* **Extracted information**:

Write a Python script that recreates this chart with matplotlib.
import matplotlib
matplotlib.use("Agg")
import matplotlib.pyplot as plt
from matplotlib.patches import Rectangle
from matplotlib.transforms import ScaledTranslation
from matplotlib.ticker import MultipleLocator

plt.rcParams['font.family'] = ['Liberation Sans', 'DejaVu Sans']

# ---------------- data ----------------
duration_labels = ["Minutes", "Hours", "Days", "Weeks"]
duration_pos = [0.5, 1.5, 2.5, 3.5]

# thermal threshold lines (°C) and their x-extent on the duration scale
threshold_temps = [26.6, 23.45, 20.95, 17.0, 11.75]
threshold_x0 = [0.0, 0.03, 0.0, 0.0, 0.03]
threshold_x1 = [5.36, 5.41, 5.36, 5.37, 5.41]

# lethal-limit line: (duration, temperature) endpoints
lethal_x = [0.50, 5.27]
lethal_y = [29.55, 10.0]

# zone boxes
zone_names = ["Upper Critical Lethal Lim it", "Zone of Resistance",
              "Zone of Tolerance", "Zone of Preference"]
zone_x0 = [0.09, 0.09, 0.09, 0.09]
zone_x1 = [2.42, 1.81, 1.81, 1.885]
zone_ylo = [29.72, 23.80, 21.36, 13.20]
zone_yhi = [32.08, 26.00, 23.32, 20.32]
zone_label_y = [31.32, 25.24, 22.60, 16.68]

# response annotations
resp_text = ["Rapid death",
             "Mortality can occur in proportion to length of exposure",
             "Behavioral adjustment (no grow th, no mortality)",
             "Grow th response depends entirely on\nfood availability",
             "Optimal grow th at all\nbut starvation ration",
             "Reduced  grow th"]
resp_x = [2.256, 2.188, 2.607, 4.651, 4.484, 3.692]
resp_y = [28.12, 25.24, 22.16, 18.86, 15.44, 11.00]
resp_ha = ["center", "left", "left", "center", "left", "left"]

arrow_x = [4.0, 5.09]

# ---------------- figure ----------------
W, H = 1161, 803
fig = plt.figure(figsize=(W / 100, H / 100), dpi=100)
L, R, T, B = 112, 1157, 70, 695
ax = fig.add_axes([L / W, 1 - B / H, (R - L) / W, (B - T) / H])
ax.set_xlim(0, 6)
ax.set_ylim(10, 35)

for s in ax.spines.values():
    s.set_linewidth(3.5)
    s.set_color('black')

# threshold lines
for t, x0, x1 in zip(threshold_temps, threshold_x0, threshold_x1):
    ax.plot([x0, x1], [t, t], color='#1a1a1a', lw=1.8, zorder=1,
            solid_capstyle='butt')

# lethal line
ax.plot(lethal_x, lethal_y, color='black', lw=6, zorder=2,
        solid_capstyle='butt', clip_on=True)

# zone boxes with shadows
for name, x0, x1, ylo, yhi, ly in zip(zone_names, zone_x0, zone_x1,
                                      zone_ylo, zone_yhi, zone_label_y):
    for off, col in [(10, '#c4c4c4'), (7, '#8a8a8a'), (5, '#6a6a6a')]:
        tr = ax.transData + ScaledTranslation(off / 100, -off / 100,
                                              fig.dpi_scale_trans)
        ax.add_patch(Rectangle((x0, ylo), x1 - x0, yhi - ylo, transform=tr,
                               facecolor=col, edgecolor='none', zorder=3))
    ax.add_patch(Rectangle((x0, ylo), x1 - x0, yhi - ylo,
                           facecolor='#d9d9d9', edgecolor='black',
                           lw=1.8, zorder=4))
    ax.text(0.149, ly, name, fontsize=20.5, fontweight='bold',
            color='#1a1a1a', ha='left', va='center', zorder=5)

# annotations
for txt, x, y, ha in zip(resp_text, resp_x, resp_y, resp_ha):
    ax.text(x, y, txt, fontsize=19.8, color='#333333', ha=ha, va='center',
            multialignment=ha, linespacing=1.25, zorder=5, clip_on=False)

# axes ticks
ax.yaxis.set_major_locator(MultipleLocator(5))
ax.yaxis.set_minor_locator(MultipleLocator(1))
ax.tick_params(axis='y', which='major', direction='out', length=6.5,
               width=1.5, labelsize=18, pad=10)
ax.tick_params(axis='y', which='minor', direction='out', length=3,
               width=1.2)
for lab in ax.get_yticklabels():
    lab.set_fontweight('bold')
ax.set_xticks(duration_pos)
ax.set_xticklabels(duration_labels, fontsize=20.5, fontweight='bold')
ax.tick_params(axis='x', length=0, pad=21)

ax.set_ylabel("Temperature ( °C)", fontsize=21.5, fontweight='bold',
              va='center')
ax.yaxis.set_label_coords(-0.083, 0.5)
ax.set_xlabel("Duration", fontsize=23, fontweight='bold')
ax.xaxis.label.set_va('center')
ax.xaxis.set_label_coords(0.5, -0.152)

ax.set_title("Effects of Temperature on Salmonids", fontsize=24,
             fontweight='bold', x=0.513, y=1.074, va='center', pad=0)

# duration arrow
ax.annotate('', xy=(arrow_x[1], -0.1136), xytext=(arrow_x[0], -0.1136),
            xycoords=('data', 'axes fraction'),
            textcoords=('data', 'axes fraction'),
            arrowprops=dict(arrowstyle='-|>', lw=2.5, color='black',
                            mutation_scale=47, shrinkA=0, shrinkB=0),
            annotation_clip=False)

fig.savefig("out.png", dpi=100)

==

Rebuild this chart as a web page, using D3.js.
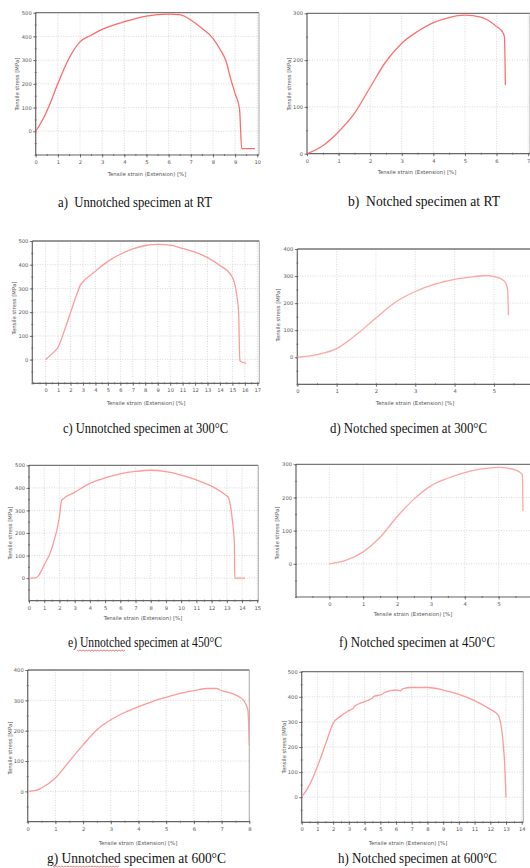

* **Given problem**:
The line containing "Write a Python" opens the part, and the line containing "threshold_x1 = [5.36, 5.41, 5.36, 5.37, 5.41]" closes it. Output that part exactly, with both, and only that.

* **Completed exercise**:
Write a Python script that recreates this chart with matplotlib.
import matplotlib
matplotlib.use("Agg")
import matplotlib.pyplot as plt
from matplotlib.patches import Rectangle
from matplotlib.transforms import ScaledTranslation
from matplotlib.ticker import MultipleLocator

plt.rcParams['font.family'] = ['Liberation Sans', 'DejaVu Sans']

# ---------------- data ----------------
duration_labels = ["Minutes", "Hours", "Days", "Weeks"]
duration_pos = [0.5, 1.5, 2.5, 3.5]

# thermal threshold lines (°C) and their x-extent on the duration scale
threshold_temps = [26.6, 23.45, 20.95, 17.0, 11.75]
threshold_x0 = [0.0, 0.03, 0.0, 0.0, 0.03]
threshold_x1 = [5.36, 5.41, 5.36, 5.37, 5.41]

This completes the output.